Methodology¶

This section describes the process used to build the project database and generate the dynamic range analysis.

The main goal has been to keep the process simple, reproducible and robust enough for a heterogeneous music collection made up of different formats, origins and tagging styles.

1. Source files¶

The analysed collection consists mainly of audio files obtained from:

personal CD rips
SACD rips converted to DSF
special editions such as XRCD, SHM-CD and similar
files stored locally in a folder-structured library

The formats currently analysed are:

FLAC
DSF

2. Metadata extraction¶

For each track, metadata is extracted directly from the file, prioritising embedded tags whenever available.

The fields used include:

artist
album
track title
year
genre
format

Where metadata is incomplete or inconsistent, fallback rules are applied based on the filename or containing folder.

3. Dynamic range calculation¶

The DR (Dynamic Range) value is obtained track by track using an external analysis tool on each audio file.

The aim of this metric is to provide a quantitative approximation of the perceived dynamic range of a given mastering.

Important¶

The DR value:

does not replace listening
does not measure audio quality on its own
should be interpreted as a complementary indicator

That said, it is useful for detecting general trends and comparing different editions.

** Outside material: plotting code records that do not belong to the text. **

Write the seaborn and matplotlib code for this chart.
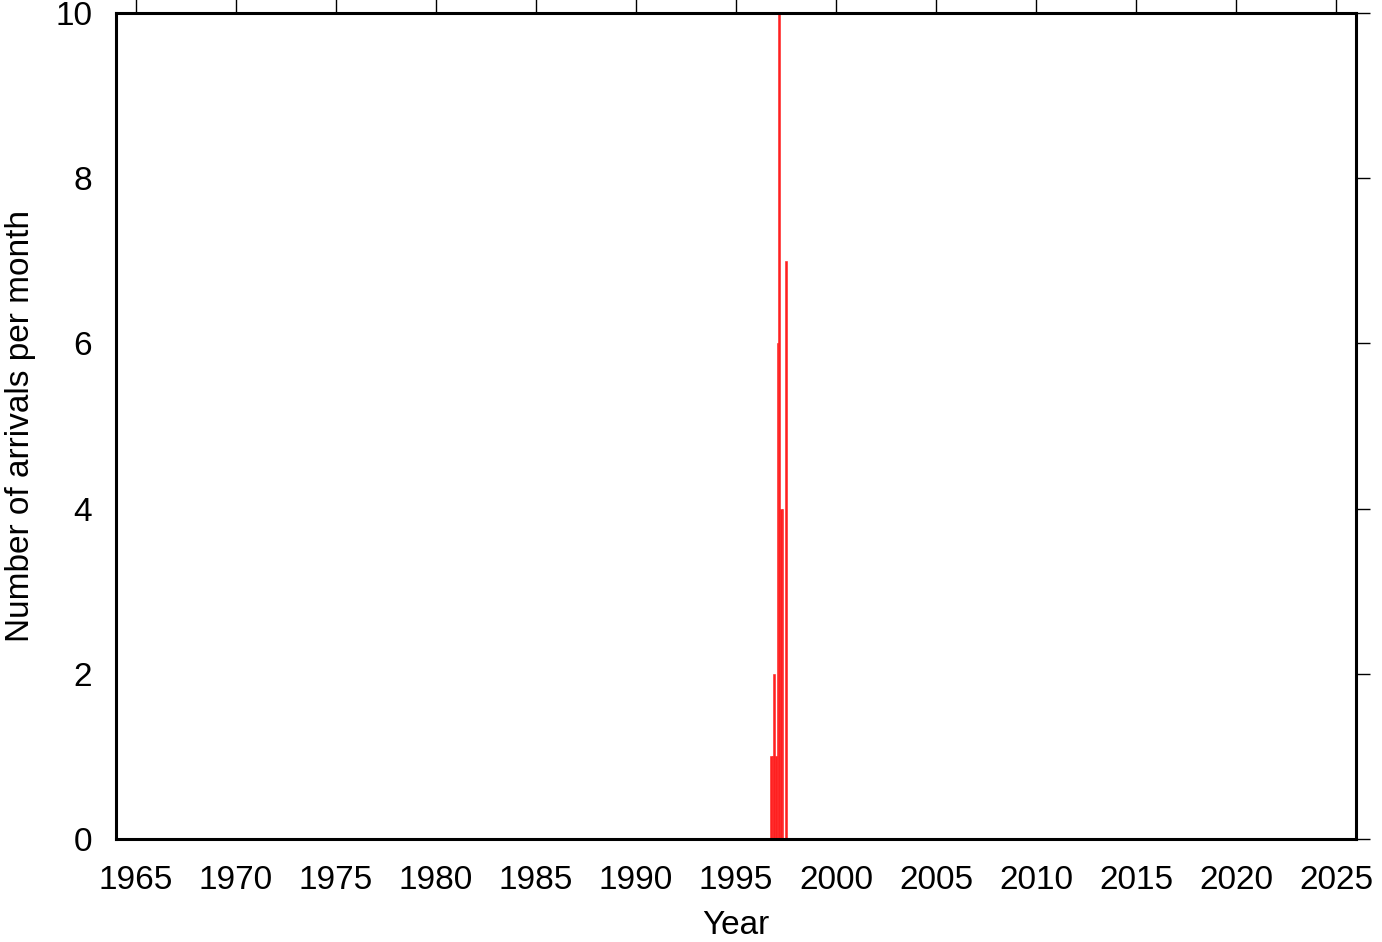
import matplotlib
matplotlib.use("Agg")
import matplotlib.pyplot as plt
import seaborn as sns
import numpy as np

# Monthly bins (decimal year of month start), Sep 1996 .. Jun 1997
month_start = [1996 + 8/12, 1996 + 9/12, 1996 + 10/12, 1996 + 11/12,
               1997 + 0/12, 1997 + 1/12, 1997 + 2/12, 1997 + 3/12,
               1997 + 4/12, 1997 + 5/12]
arrivals = [1, 1, 2, 1, 6, 10, 4, 4, 0, 7]
year_ticks = [1965, 1970, 1975, 1980, 1985, 1990, 1995, 2000, 2005, 2010, 2015, 2020, 2025]
y_ticks = [0, 2, 4, 6, 8, 10]

sns.set_style("white")
plt.rcParams['font.family'] = ['Liberation Sans', 'DejaVu Sans']
plt.rcParams['text.color'] = 'black'
plt.rcParams['axes.labelcolor'] = 'black'

fig = plt.figure(figsize=(13.82, 9.42), dpi=100)
ax = fig.add_axes([0.0839, 0.1093, 0.8973, 0.8769])

offset = 1/24
positions = [m + offset for m in month_start]
edges = positions + [positions[-1] + 1/12]
sns.histplot(x=positions, weights=arrivals, bins=edges, ax=ax,
             color="#ff2020", edgecolor="#ff2020", linewidth=0.4,
             alpha=1.0, element="bars")

ax.set_xlim(1964, 2026)
ax.set_ylim(0, 10)
ax.set_xticks(year_ticks)
ax.set_xticklabels([str(t) for t in year_ticks])
ax.set_yticks(y_ticks)
ax.set_yticklabels([str(t) for t in y_ticks])
ax.tick_params(axis='both', which='both', direction='out', length=10, width=1,
               labelsize=24, colors='black', top=True, right=True,
               labeltop=False, labelright=False)
ax.tick_params(axis='x', pad=9)
ax.tick_params(axis='y', pad=7)
for s in ax.spines.values():
    s.set_linewidth(2.2)
    s.set_color('black')
ax.set_xlabel("Year", fontsize=24, labelpad=10, color='black')
ax.set_ylabel("Number of arrivals per month", fontsize=24, labelpad=14, color='black')
ax.grid(False)

fig.savefig("out.png", dpi=100)
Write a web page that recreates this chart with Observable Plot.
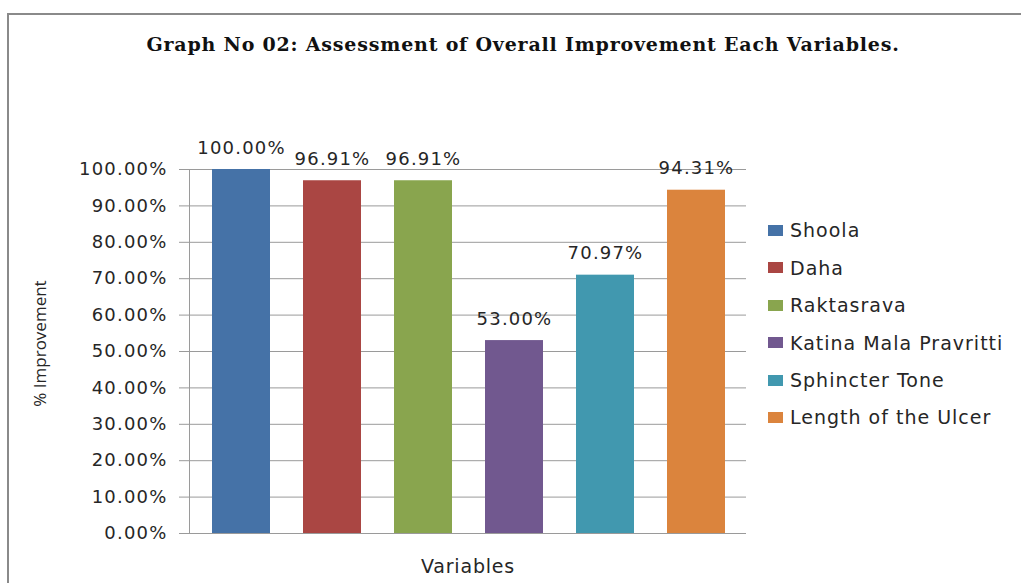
<!DOCTYPE html>
<html>
<head>
<meta charset="utf-8">
<script src="https://cdn.jsdelivr.net/npm/d3@7"></script>
<script src="https://cdn.jsdelivr.net/npm/@observablehq/plot@0.6"></script>
<style>
  html, body { margin: 0; padding: 0; background: #fff; }
  #wrap { position: relative; width: 1021px; height: 583px; overflow: hidden; }
  #border { position: absolute; left: 7px; top: 13px; width: 1014px; height: 580px;
            border-top: 2px solid #8a8a8a; border-left: 2px solid #8a8a8a; box-sizing: border-box; }
  #chart { position: absolute; left: 0; top: 0; }
  .lbl text { letter-spacing: 1.2px; }
  .xlab text { letter-spacing: 0.8px; }
  .ttl text { letter-spacing: 0.8px; }
  #legend { position: absolute; left: 768px; top: 211.8px; font-family: "DejaVu Sans", sans-serif;
            font-size: 19px; letter-spacing: 1px; color: #262626; }
  .item { display: flex; align-items: center; height: 37.4px; white-space: nowrap; }
  .sw { width: 15px; height: 11px; margin-right: 7px; flex: none; }
</style>
</head>
<body>
<div id="wrap">
  <div id="border"></div>
  <div id="chart"></div>
  <div id="legend"></div>
</div>
<script>
const categories = ["Shoola", "Daha", "Raktasrava", "Katina Mala Pravritti", "Sphincter Tone", "Length of the Ulcer"];
const values = [1.0, 0.9691, 0.9691, 0.53, 0.7097, 0.9431];
const colors = ["#4572A7", "#AA4643", "#89A54E", "#71588F", "#4198AF", "#DB843D"];
const yTicks = [0, 0.1, 0.2, 0.3, 0.4, 0.5, 0.6, 0.7, 0.8, 0.9, 1.0];
const titleText = "Graph No 02: Assessment of Overall Improvement Each Variables.";
const yLabel = "% Improvement";
const xLabel = "Variables";

const data = categories.map((name, i) => ({name, value: values[i]}));
const pct = d3.format(".2%");

const chart = Plot.plot({
  width: 1021,
  height: 583,
  marginLeft: 189,
  marginRight: 275,
  marginTop: 169,
  marginBottom: 50,
  style: {fontFamily: "DejaVu Sans, sans-serif", background: "transparent", overflow: "visible", color: "#262626"},
  x: {domain: categories, range: [195, 742], paddingInner: 0.365, paddingOuter: 0.1825, axis: null},
  y: {domain: [0, 1], axis: null},
  color: {domain: categories, range: colors},
  marks: [
    Plot.ruleY(yTicks, {stroke: "#9a9a9a", strokeWidth: 1}),
    Plot.frame({anchor: "left", stroke: "#9a9a9a"}),
    Plot.barY(data, {x: "name", y: "value", fill: "name"}),
    Plot.axisY({ticks: yTicks, tickFormat: ".2%", tickSize: 10, tickPadding: 12, stroke: "#9a9a9a",
                fill: "#262626", fontSize: 18, label: null, className: "lbl"}),
    Plot.text(data, {x: "name", y: "value", text: d => pct(d.value), dy: -21.5, fontSize: 18,
                     fill: "#262626", className: "lbl"}),
    Plot.text([yLabel], {frameAnchor: "left", textAnchor: "middle", lineAnchor: "middle", rotate: -90,
                         dx: -149, dy: -8, fontFamily: "Open Sans, sans-serif", fontSize: 17, fill: "#262626"}),
    Plot.text([xLabel], {frameAnchor: "bottom", lineAnchor: "middle", dy: 33.7, fontSize: 19, fill: "#262626",
                         className: "xlab"}),
    Plot.text([titleText], {frameAnchor: "top", lineAnchor: "middle", dy: -124.5, dx: 55, fontFamily: "DejaVu Serif",
                            fontWeight: "bold", fontSize: 19, fill: "#111", className: "ttl"})
  ]
});
document.getElementById("chart").appendChild(chart);

const legend = d3.select("#legend");
const items = legend.selectAll("div.item").data(categories).join("div").attr("class", "item");
items.append("div").attr("class", "sw").style("background", (d, i) => colors[i]);
items.append("span").text(d => d);
</script>
</body>
</html>
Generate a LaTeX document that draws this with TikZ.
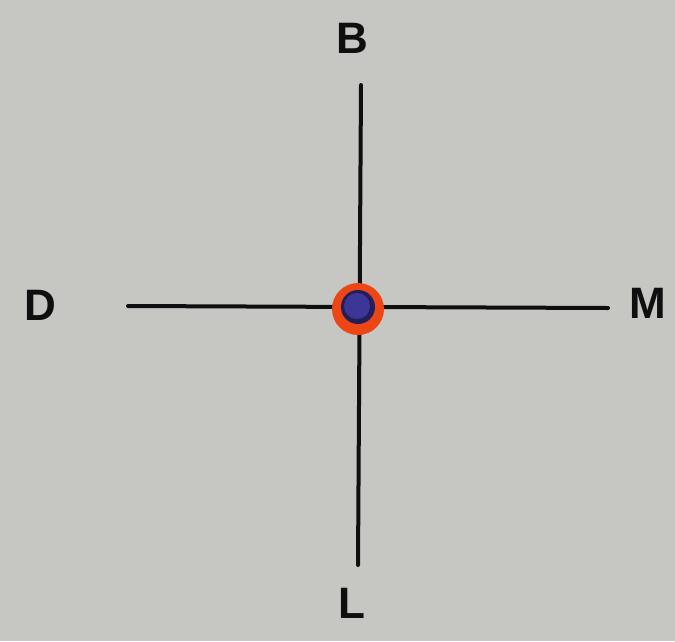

4. Cleaning and normalisation¶

One of the most important steps in the project is metadata normalisation, since a real-world collection typically contains many irregular cases.

Corrections applied may include:

removal of extra whitespace
cleaning of problematic characters
UTF-8 encoding correction
resolution of duplicate or contaminated fields
partial normalisation of artist / album / track
handling of non-homogeneous date formats

The goal is not absolute perfection, but a database consistent enough for statistical analysis and musical exploration.

5. Storage¶

The processed data is stored in a SQLite database, which allows:

fast queries
aggregations by artist, album or genre
statistics generation
export to other formats if needed

The SQLite database acts as the single source of truth for the project.

6. Generating visualisations and conclusions¶

From the database, various artefacts are generated for the web:

aggregated tables
JSON files
interactive visualisations
analytical summaries

This provides a clear separation between:

the extraction and calculation layer
the presentation layer

7. Limitations¶

As with any project of this kind, some limitations are unavoidable:

inconsistent metadata across editions
differences between manual and automatic tagging
non-homogeneous repertoire across genres
possible presence of outliers or occasional errors

This analysis should therefore be understood as an exploratory support tool, not a definitive ranking.

General approach¶

The philosophy throughout the project has been:

prioritise a maintainable, understandable and practically useful solution over pursuing technical perfection that does not justify the effort.

That balance allows the database to remain alive, extensible and enjoyable.